After the navy of the United States, which was officered and built or purchased by Congress, the largest separate force was that of the State of Massachusetts. So soon as O'Brien and his friends seized the "Margaretta", as has been told, the provincial government took her into its service, and christened her the "Liberty", keeping her at first under the care of O'Brien.
For the first five years of the war, Massachusetts was governed by a committee of the Council. Many of the members of this committee, from time to time, were Boston merchants, of large experience in maritime affairs. The State was acting as an independent sovereignty. It contributed to the resources of its allies, the other States in the confederation, but none the less did it carry on war against the common enemy. It would sometimes happen that the State needed to make a remittance to France in its purchase of military stores.
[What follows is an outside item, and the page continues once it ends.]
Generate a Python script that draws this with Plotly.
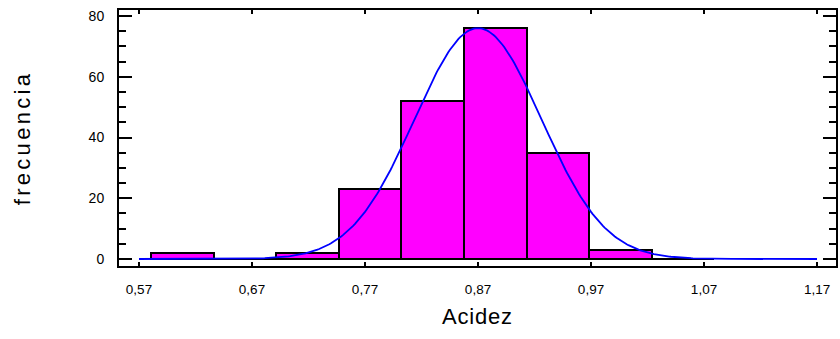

If the market were favorable, the merchants on the council boards would arrange for the purchase or charter of a vessel on State account, and the State bought and sent to Europe the freight by which it made its payments to its agents. The naval archives of the commonwealth are therefore a curious mixture of warlike operations and of commercial adventure. It will sometimes happen that the vessel which appears in one month as a cruiser, officered and manned for war by the authority of the State, shall appear in another month as a merchantman, freighted for a foreign port and intended to bring home a cargo to be sold to the credit of the State. An interesting instance of the promptness of the government was its readiness in taking up and fitting for use a little brigantine which carried to Franklin, in Paris, the first news of Burgoyne's surrender. Paul Jones hoped, as has been seen, to carry out the same news in the "Ranger" from Philadelphia; but although his passage was but twenty days in length, he did not arrive at Bordeaux till the same day on which Austin, the messenger of Massachusetts, was telling the great news to Franklin and the commissioners at Passy.[1256]